For predictive purposes you can use a linear model that doesn't check any assumption and get pretty good results with it. Of course a lot of classical results won't work.
Thanks for your comment.
In my area (experimental ecology) models are always used for inference purposes. I guess that for predictive purposes you would only care about the parameters so the distribution assumption are not so important. The linearity assumption will however be very important, fitting a straight line to a quadratic curve would make little sense, so I guess you would have to check the predictive ability of your linear regression. I would actually argue that in most cases we would not expect linear relations but rather more complex functions leading to the use of more complex model families.
I think what cosmicmessenger is trying to point out is the fact, that a linear model is very often a sufficient or quite good approcimation of dependencies.

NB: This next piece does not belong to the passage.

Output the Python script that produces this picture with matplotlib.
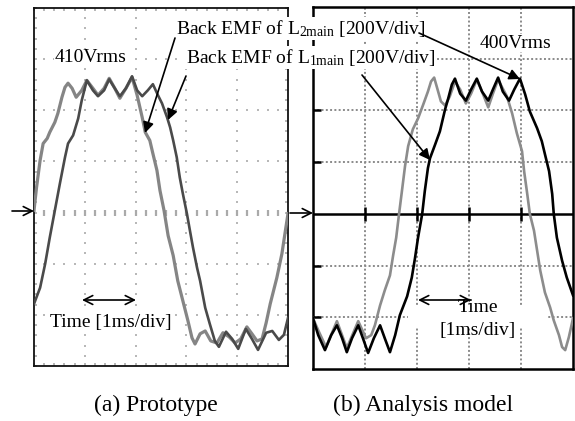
import numpy as np
import matplotlib
matplotlib.use("Agg")
import matplotlib.pyplot as plt
from matplotlib.patches import Rectangle

plt.rcParams['font.family'] = ['Liberation Serif', 'DejaVu Serif']
plt.rcParams['mathtext.fontset'] = 'custom'
plt.rcParams['mathtext.rm'] = 'Liberation Serif'
plt.rcParams['mathtext.it'] = 'Liberation Serif:italic'

# ---------------- data: time [ms], voltage [V] ----------------
# (a) Prototype
proto_lead_t = [0.00, 0.05, 0.12, 0.18, 0.26, 0.31, 0.41, 0.47, 0.55, 0.61, 0.67, 0.75, 0.83, 0.94,
                1.04, 1.16, 1.26, 1.38, 1.48, 1.59, 1.69, 1.81, 1.93, 2.03, 2.13, 2.19, 2.28, 2.34,
                2.42, 2.48, 2.56, 2.64, 2.74, 2.83, 2.93, 3.03, 3.11, 3.17, 3.27, 3.37, 3.48, 3.60,
                3.72, 3.84, 3.96, 4.07, 4.19, 4.29, 4.39, 4.49, 4.57, 4.65, 4.78, 4.88, 4.94, 5.00]
proto_lead_v = [8, 98, 204, 270, 290, 314, 353, 388, 451, 490, 506, 486, 451, 478,
                517, 486, 459, 486, 525, 486, 447, 486, 529, 459, 372, 314, 282, 231,
                165, 86, 8, -90, -168, -267, -345, -423, -490, -514, -474, -463, -502, -510,
                -470, -486, -510, -494, -447, -474, -502, -494, -431, -357, -255, -161, -82, -4]

proto_lag_t = [0.00, 0.12, 0.22, 0.31, 0.41, 0.51, 0.61, 0.67, 0.77, 0.87, 0.94, 1.04, 1.16, 1.26,
               1.38, 1.48, 1.59, 1.69, 1.81, 1.93, 2.03, 2.13, 2.24, 2.34, 2.44, 2.52, 2.62, 2.68,
               2.74, 2.81, 2.87, 2.93, 3.01, 3.07, 3.13, 3.21, 3.27, 3.37, 3.46, 3.56, 3.64, 3.78,
               3.90, 4.02, 4.17, 4.29, 4.41, 4.57, 4.69, 4.82, 4.92, 5.00]
proto_lag_v = [-357, -294, -200, -98, 8, 114, 216, 270, 302, 368, 439, 517, 478, 455,
               478, 521, 486, 455, 486, 533, 478, 455, 478, 502, 459, 427, 372, 333,
               282, 216, 137, 74, -4, -71, -137, -216, -267, -372, -435, -502, -525, -466,
               -494, -533, -455, -494, -537, -470, -463, -498, -478, -412]

# (b) Analysis model
model_lead_t = [0.00, 0.10, 0.25, 0.46, 0.65, 0.87, 1.02, 1.12, 1.19, 1.29, 1.38, 1.48, 1.54, 1.60,
                1.65, 1.71, 1.77, 1.83, 1.92, 2.02, 2.12, 2.21, 2.27, 2.33, 2.38, 2.46, 2.54, 2.63,
                2.73, 2.83, 2.94, 3.04, 3.15, 3.25, 3.37, 3.46, 3.56, 3.63, 3.73, 3.83, 3.92, 4.02,
                4.06, 4.12, 4.17, 4.25, 4.31, 4.37, 4.46, 4.56, 4.63, 4.73, 4.79, 4.85, 4.92, 4.98, 5.00]
model_lead_v = [-404, -450, -515, -415, -519, -415, -481, -469, -431, -354, -296, -238, -162, -92,
                -8, 88, 185, 262, 327, 369, 423, 473, 512, 527, 492, 435, 419, 454,
                512, 481, 427, 465, 519, 473, 412, 465, 519, 492, 454, 388, 312, 242,
                165, 77, 0, -65, -142, -219, -304, -362, -412, -469, -515, -527, -477, -423, -404]

model_lag_t = [0.00, 0.10, 0.23, 0.35, 0.46, 0.56, 0.65, 0.75, 0.87, 0.96, 1.06, 1.17, 1.29, 1.38,
               1.48, 1.58, 1.67, 1.81, 1.90, 1.96, 2.02, 2.10, 2.15, 2.21, 2.25, 2.35, 2.44, 2.54,
               2.60, 2.67, 2.73, 2.83, 2.94, 3.04, 3.15, 3.25, 3.37, 3.46, 3.56, 3.65, 3.77, 3.87,
               3.98, 4.08, 4.17, 4.31, 4.40, 4.46, 4.54, 4.60, 4.63, 4.69, 4.79, 4.88, 5.00]
model_lag_v = [-404, -469, -527, -469, -431, -481, -535, -481, -431, -481, -538, -481, -431, -481,
               -535, -469, -392, -319, -246, -173, -92, 0, 88, 177, 215, 269, 319, 404,
               446, 500, 523, 465, 438, 481, 523, 473, 438, 481, 527, 473, 438, 481,
               523, 462, 396, 331, 281, 231, 165, 77, 0, -92, -181, -246, -315]

captions = ["(a) Prototype", "(b) Analysis model"]
label_l2 = r"Back EMF of $\mathregular{L_{2main}}$ [200V/div]"
label_l1 = r"Back EMF of $\mathregular{L_{1main}}$ [200V/div]"
rms_proto = "410Vrms"
rms_model = "400Vrms"
time_label = "Time [1ms/div]"

W, H = 575, 421
fig = plt.figure(figsize=(W / 100, H / 100), dpi=100)

def fbox(x0, y0, x1, y1):
    return [x0 / W, 1 - y1 / H, (x1 - x0) / W, (y1 - y0) / H]

axL = fig.add_axes(fbox(34, 8, 288, 366))
axR = fig.add_axes(fbox(313, 7, 573, 369))

for ax in (axL, axR):
    ax.set_xlim(0, 5)
    ax.set_ylim(-600, 800)

# ----- left panel: oscilloscope graticule -----
dot_c = '#b8b8b8'
tt = np.arange(0.2, 4.9, 0.2)
for v in [-400, -200, 200, 400, 600]:
    axL.scatter(tt, np.full_like(tt, v), marker='s', s=2.2, color=dot_c, lw=0, zorder=1)
vv = np.arange(-560, 790, 40)
for t in [1, 2, 3, 4]:
    axL.scatter(np.full_like(vv, t, dtype=float), vv, marker='s', s=2.2, color=dot_c, lw=0, zorder=1)
axL.scatter(tt, np.zeros_like(tt), marker='|', s=22, color='#aaaaaa', lw=1.6, zorder=1)
axL.set_xticks(np.arange(0, 5.01, 0.2))
axL.set_yticks(np.arange(-600, 801, 40))
axL.tick_params(direction='in', length=2.5, width=1.2, color='#aaaaaa', top=True, right=True,
                labelbottom=False, labelleft=False)
for s in axL.spines.values():
    s.set_linewidth(1.3)
    s.set_color('#111111')

axL.plot(proto_lead_t, proto_lead_v, color='#858585', lw=2.3, zorder=3, solid_joinstyle='round')
axL.plot(proto_lag_t, proto_lag_v, color='#4a4a4a', lw=1.9, zorder=4, solid_joinstyle='round')

# ----- right panel -----
grid_c = '#8a8a8a'
for t in [1, 2, 3, 4]:
    axR.axvline(t, color=grid_c, lw=1.4, ls=(0, (1, 1.2)), zorder=1)
for v in [-400, -200, 200, 400, 600]:
    axR.axhline(v, color=grid_c, lw=1.4, ls=(0, (1, 1.2)), zorder=1)
axR.add_patch(Rectangle((1.83, -440), 2.69, 80, facecolor='white', edgecolor='none', zorder=1.5))
axR.axhline(0, color='black', lw=1.8, zorder=2)
axR.vlines([1, 2, 3, 4], -28, 28, color='black', lw=1.8, zorder=2)
axR.hlines([-400, -200, 200, 400, 600], 0, 0.15, color='black', lw=1.8, zorder=2)
axR.set_xticks([])
axR.set_yticks([])
for s in axR.spines.values():
    s.set_linewidth(1.8)

axR.plot(model_lead_t, model_lead_v, color='#8c8c8c', lw=1.9, zorder=3, solid_joinstyle='round')
axR.plot(model_lag_t, model_lag_v, color='black', lw=1.9, zorder=4, solid_joinstyle='round')

# ----- overlay for annotations (pixel coordinates) -----
ov = fig.add_axes([0, 0, 1, 1], zorder=5)
ov.set_xlim(0, W)
ov.set_ylim(H, 0)
ov.axis('off')
ov.patch.set_alpha(0)

wb = dict(facecolor='white', edgecolor='none', pad=0.6)
fs = 14
ov.text(176, 34, label_l2, fontsize=fs, ha='left', va='baseline', bbox=wb)
ov.text(186, 63, label_l1, fontsize=fs, ha='left', va='baseline', bbox=wb)
ov.text(91, 58, rms_proto, fontsize=fs, ha='center', va='center', bbox=wb)
ov.text(516, 43, rms_model, fontsize=fs, ha='center', va='center', bbox=wb)
ov.text(111, 322, time_label, fontsize=fs, ha='center', va='center', bbox=wb)
ov.text(478, 307, "Time", fontsize=fs, ha='center', va='center')
ov.text(478, 330, "[1ms/div]", fontsize=fs, ha='center', va='center')

ap = dict(arrowstyle='-|>', color='black', lw=1.2, mutation_scale=16, shrinkA=0, shrinkB=0)
ov.annotate('', xy=(145, 133), xytext=(175, 38), arrowprops=ap)
ov.annotate('', xy=(168, 120), xytext=(186, 76), arrowprops=ap)
ov.annotate('', xy=(520, 79), xytext=(419, 33), arrowprops=ap)
ov.annotate('', xy=(430, 160), xytext=(362, 75), arrowprops=ap)

dp = dict(arrowstyle='<->', color='black', lw=1.2, mutation_scale=16, shrinkA=0, shrinkB=0)
ov.annotate('', xy=(82, 300), xytext=(136, 300), arrowprops=dp)
ov.annotate('', xy=(418, 300), xytext=(471, 300), arrowprops=dp)

zp = dict(arrowstyle='->', color='black', lw=1.2, mutation_scale=16, shrinkA=0, shrinkB=0)
ov.annotate('', xy=(34, 211), xytext=(12, 211), arrowprops=zp)
ov.annotate('', xy=(313, 213), xytext=(290, 213), arrowprops=zp)

ov.text(156, 405, captions[0], fontsize=17, ha='center', va='center')
ov.text(423, 405, captions[1], fontsize=17, ha='center', va='center')

fig.savefig('out.png', dpi=100)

Imagine eg. a quadratic curve x^2, but data only gathered in the interval x = [2;4]. Linear approximation to the parabola works quite well there, although there will be systematic bias, but possibly very small compared the "real" error. In fact it turns out to be a question of how many "turns" your function does in the area you want to model.
Also: Good thing you removed the phrase "causal". There is a directional idea behind regression (which can easily be seen checking how the residuals are calculated), but direct causality is only one possible explanation for suspected dependencies.
"Regression is different from correlation because it try to put
variables into equation and thus explain causal relationship between them, ..."
Sorry, but this is clearly wrong. First, a simple regression (Y = a + b*X) yields basically the same parameters as a correlation between the two variables as both procedures model a linear relationship. Second, what if you change your variables, i.e. X = a + b*Y. Do you magically switch the direction of causality?
Thanks for your critical comment.
Parameters from a linear regression only makes sense if they can be linked to some hypothesis/ideas about how the variables are linked. Switching the response and explanatory variables will not switch the direction of causality, the mechanisms that generated your data only works in one way. It is then at the discretion of the analyst to find what makes sense. R will fit all possible models but only a few will be relevant.
Correlation is different from linear regression as there are no directionality in correlation coefficients while linear regression basically says: "X causes changes in Y". Even if the parameters yielded are very similar (strong coefficient of correlation will certainly yield large regression coefficients), regression clearly puts a directionality in the relationships between two variables.
Thank you for your reply, Lionel.
You are right, saying that the analyst has to find what makes sense. Nevertheless, I think it is dangerous, especially for students who stumble upon your post, to read a claim like "This statistical method implies causal relationships between your variables."
The statistical method has nothing to do with causality as it is mere interpretation by the analyst or scientist.
Let me further elaborate my claim regarding the similarity of correlation and a simple linear regression (only one predictor): every correlation between two variables can be modeled as a linear regression. The decision on one of the two variables as the "predictor" and the other as the dependent variable is purely theoretical. And the fit of your model cannot say whether your assumption is true or false.
You are right, I do get your concerns that people might be over-confident in their interpretation of simple regression models. I removed the word "causal" from the post.
In the end I do think that regression analysis enable us to get a glimpse at the processes (causes) generating our data. I am however aware that the word "causal" is a very strong word with some deep philosophical issues bond to it (ie is our data ever going to be able to reflect the processes that we want to study?)